When choosing your loan, there are a number of various features which you need to get your head around. Additionally, there are some fundamental aspects relating to the nature of the loan itself which you need to be aware of. This guide should give you a good basis for deciding which type of loan to choose.
The interest rate component of a loan is quite possibly the most important aspect of the loan itself. The interest rate will determine what your repayments will be and subsequently how long it will take you to pay off the principal of the loan. Many astute borrowers look at the Annual Average Percentage Rate (AAPR) rather than the promoted 'interest rate. What's the difference? Well, the AAPR - also known as the comparison rate or true rate - shows the true costs of a loan by taking into account all of the other costs and fees (which we will discuss later). For example, Bank A may offer a lower interest rate on a loan than Bank B, however Bank A charges a monthly administration fee whereas Bank B does not. If we add this monthly charge to our interest payments, we may find that the AAPR of Bank A is actually higher than Bank B. This highlights the effectiveness of using the AAPR! Key point - read between the lines and find out all the additional costs. Only this way will you be able to compare the true cost of the loan!
The principal amount of the loan is the initial amount of money you need to borrow from the lender. For example, if you want to buy a house worth $200,000 and you have saved $50,000 which you can put towards the house, you will need to borrow $150,000 to purchase the house, right? The $150,000 is therefore the amount you owe the lender - the principal. The $50,000 you put towards the house is the deposit. Importantly, banks make money on charging interest and fees on 'the principal'. Therefore, the value of the principal will have a significant effect on your repayment obligations.
When buying a home, there are a number of fees you need to pay, not just to your home loan provider. The main fees charged are:
Other fees include legal fees, building inspection fees, moving costs, not to mention utility connection costs. All of these add up and need to be considered when making that property purchase.
The benefits of variable versus fixed loans depend on the future trend in interest rates. Basically, you will be better off locking in a fixed rate now if interest rates go up in the future and vice versa if rates go down. So... how do we know what interest rates will do?
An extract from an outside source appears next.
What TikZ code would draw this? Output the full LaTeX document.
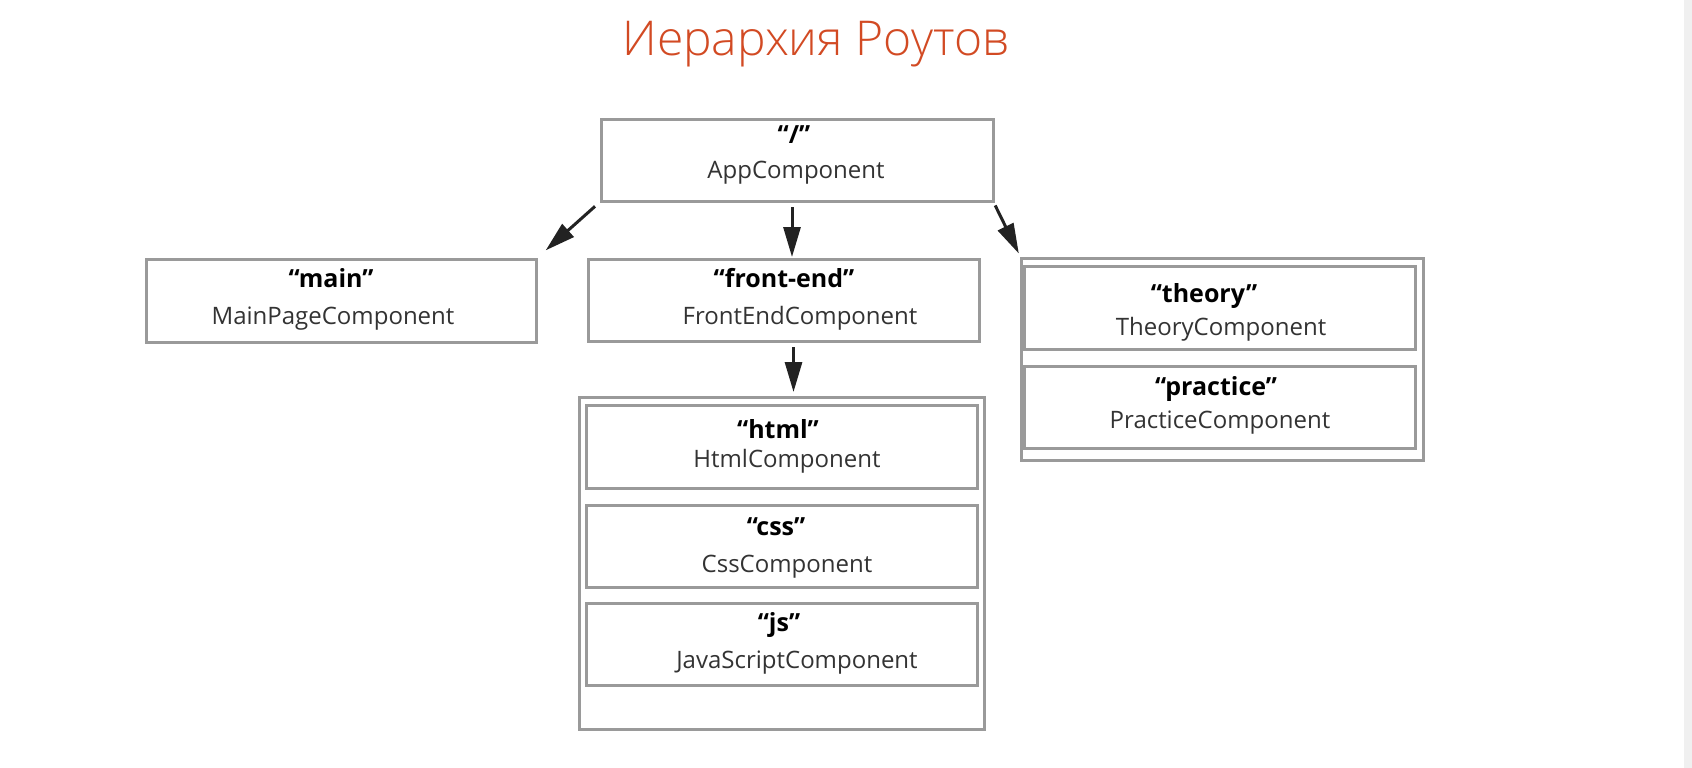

Well, we don't know for sure but it's best to find out what the experts say. Read the business pages of your local newspaper or search the internet and try to find out what the experts are predicting. Some borrowers like to hedge their bets and opt for a mixture of both fixed and variable. Finally, find out what the options are on each of these differing rates? For example, how long can you lock in fixed rates for? You lender should be able to provide you with this information before you make your choice.
Other offerings that are marketed by lenders are short term 'sweetener' deals. These work by offering the borrower a lower rate of interest in the short-term. Borrowers need to weigh up the benefits of these deals with the repercussions of the fall back 'default rate'. The most common of these is referred to as a a honeymoon rate. A honeymoon rate is where the lender offers a lower rate of interest for the first one to two years. Be wary, the lenders often make back their margins (and more) by charging a higher than average rate after the 'honeymoon' is over!
If you are having trouble borrowing money to buy your dream property due to timing problems i.e. you are required to pay for the new property before you sell your existing property, you may be eligible for a bridging loan. Generally bridging loans offer a similar interest rate to standard loans and are used to offer you short term finance in order to 'bridge' the timing difference between purchasing property and selling your own property.
In a similar fashion to a standard overdraft facility, a line of credit offers the borrower the option to draw down money from the lender against the equity in the property. These are particularly beneficial for those borrowers who already have a significant amount of equity in the property. However, the downside of this flexibility is that the lender will usually charge a higher rate of interest.
Similar to a line of credit loan, an equity home loan is a type of loan which allows the borrower to use the equity in their home as collateral. These loans are not necessarily easy to source as a very high credit rating and a substantial amount of existing equity are required. However, the benefit of these loans is that your home equity can be used to fund home repairs or extensions and hence add further 'equity' to the value of your home!
Professional packages are loans generally made to people who are borrowing larger amounts of money (higher-value clients). The lenders will offer them a discount on the interest rate in order to capture the business of the wealthy individual. In addition, the lender may offer other perks such as offset accounts, redraw facilities, reduced fees, lower premiums on insurance products, to name but a few. As competition has increased amongst lenders, these professional packages have become more readily available to lower value clients (so long as you are willing to commit to a credit card and transaction account with the same lender!). However, if you don't need all the extras and you end up being locked into a high interest credit card by the lender, you may be better served looking around for other types of loans.
In many ways, a deposit guarantee is similar to bridging finance in that it provides the necessary funds to the borrower in the time between purchase of the new property, and sale of an existing property. Specifically, these types of loans are used for funding the deposit which is required at the time of purchase when contracts are exchanged. Borrowers are assured that these funds will be available at the time of contract exchange due to the 'guaranteed' nature of the fund.